[prisna-google-website-translator]
Select Page
[prisna-google-website-translator]

Last week, three US states—California, Washington, and Oregon—announced a new deal. Known as the Western States Pact, the agreement essentially combined the three entities into a West Coast super state for the purposes of dealing with Covid-19 and coordinating efforts to potentially restart their economies. For politicians looking to help their citizens cope, it seemed like a promising idea, so much so that states on the country's East Coast are planning a similar alliance. But for longtime readers of Judge Dredd, the serial from the pages of UK sci-fi anthology comic 2000 AD, it also seemed quite familiar. The Western States Pact is essentially Mega-City Two, the sister metropolis to Mega-City One, the massive urban area of the Dredd comics that stretches from Maine to Florida and as far west as Ohio.

This instance of reality mirroring science fiction isn't a rarity for Judge Dredd, which has demonstrated an uncanny ability to predict the future over the last four decades.
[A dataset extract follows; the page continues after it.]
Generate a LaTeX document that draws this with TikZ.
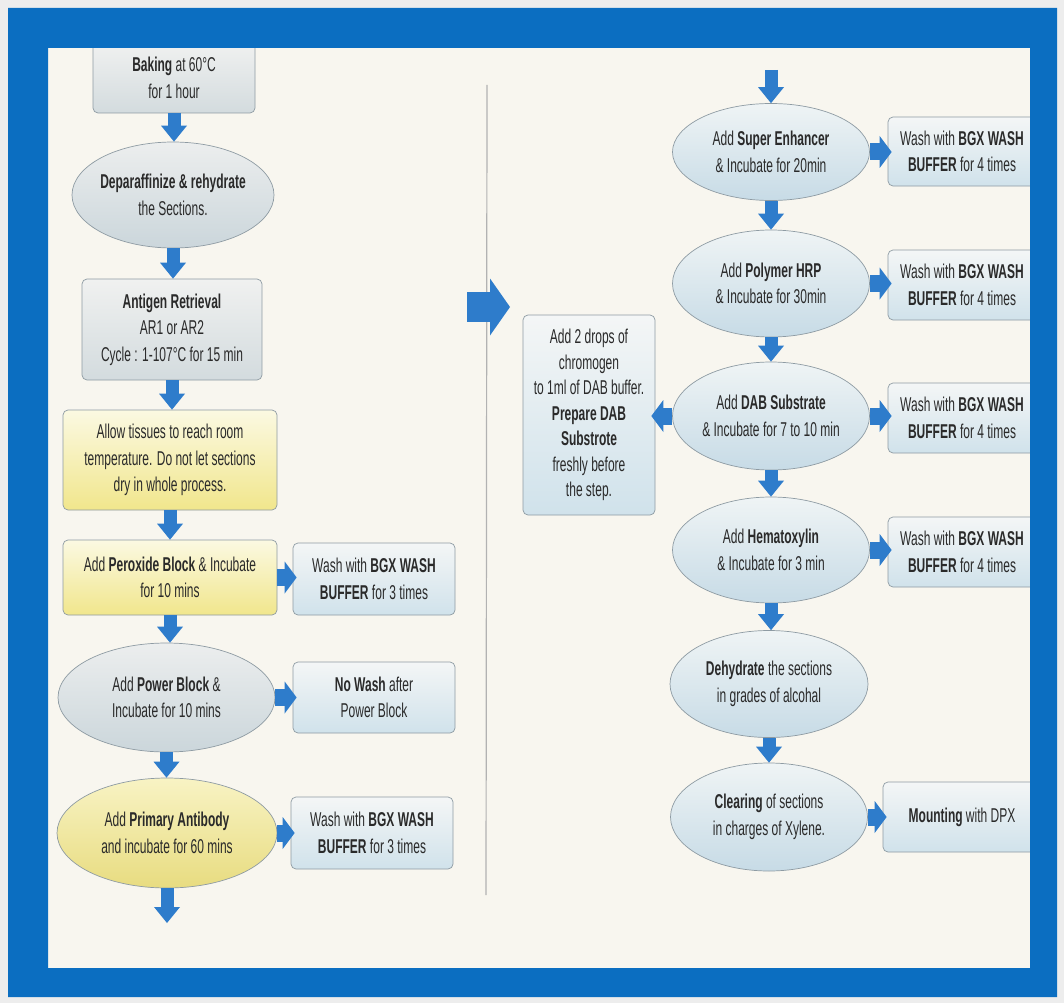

Dredd, for example, introduced the concept of a dinosaur amusement park back in 1978, years before the 1993 movie Jurassic Park or the 1990 novel on which it was based. That's far from the point of Dredd—which was created, and still functions, as an action adventure strip with satirical subtext—but nonetheless, the current reality of life in the US has now reached a point where the country's best fictional allegory is a British comic strip about America's future a hundred-plus years from now.

The similarities don't stop there. The 2006-2007 storyline "Origins," which celebrated Dredd's 30th anniversary, outlined how America went from the United States to a nation of Mega-Cities. What happened? Well, the country ultimately fell into fascism at the hands of figures who make a series of empty promises. The storyline was likely inspired by Richard Nixon's presidency, as well as America's response to 9/11 and subsequent march to war in the Middle East. But it also has resonance in the era of President Trump, particularly in the figure of President Booth, the last US president in the world of Dredd, who is revealed to have won an election without fairly winning the popular vote.

But that's just politics. Outside of the halls of government, Dredd also has a prescient obsession with Covid-19-style viruses. Many of the comic's so-called "mega-epics"—stories that can run for nearly half a year in weekly serialization with ambitious scopes to back up their lengths—revolve around infectious diseases. "The Cursed Earth" sees the title character, a Mega-City One law enforcement officer, travel across the US to deliver a vaccine for the, uh, “2T(fru)T” (say it aloud) virus. "The Apocalypse War" is the direct sequel to a story in which Mega-City One has been infected with a virus that increases everyone’s xenophobia and anger, and "Sin City" sees a floating island outside Mega-City One locked down after it becomes host to a viral infection. It’s a strangely recurring theme.

The longest of all Dredd mega-epics, however, is also the ultimate Dredd story for right now. “Day of Chaos” ran 48 episodes through 2011 and 2012, and is, in part, a story about Mega-City One becoming overwhelmed by a virus that initially presents as the common cold, and is ignored by complacent citizens as a result. Authorities attempt to quarantine people to keep them safe, but those attempts ultimately prove ineffectual, leading to death on a truly staggering scale.

Read all of our coronavirus coverage here.

There’s a lot more to it—the virus in question, the so-called "Chaos Bug," is actually a form of biological terrorism, for one thing, and it’s part of a strategic attack against the city—but “Day of Chaos” is, at times, so in tune with the world today that it’s almost difficult to read. Conversations like, "Can we use that to fight it?" "Strict quarantine of all victims and potential victims—it might be possible" have a different impact today than when originally printed. And if scenes of crowds congregating and touching in old shows and movies make people uncomfortable now, watching mass graves being dug for plague victims feels even stranger, even worse, because of what's already happening and what could happen in the weeks to come.

Advertisement

Curiously, as disorienting and purposefully horrific as it is, "Day of Chaos" also captures parts of the experience of today that might not have seemed immediately obvious in advance: as the virus spreads, the story points out inefficiencies in testing—"Grand Hall can only spare two test teams. Probably pointless, anyway"—and the exhaustion felt by everyone as they deal with what’s happening. (It also identifies the surreal feeling that sheltering in place has created: "Inside the blocks it may be Hell on Earth. But out here—out here the Judges have largely regained control … There are the refugees. The bug victims. And people simply driven out by hunger and desperation. But for all that, the streets are strangely peaceful.")

"Day of Chaos," as with so much of the accurate forecasting of Judge Dredd as a whole, is clearly not presented as an aspirational future, or something that humanity could reach if it applied itself hard enough. Instead, it's just a narrative of what might happen if a new, highly-contagious virus landed in an unsuspecting, and somewhat unprepared, region. In that respect, it’s another mirror of the world right now, where it seems the worst-case scenarios often come true, and everyone just has to deal with the outcome.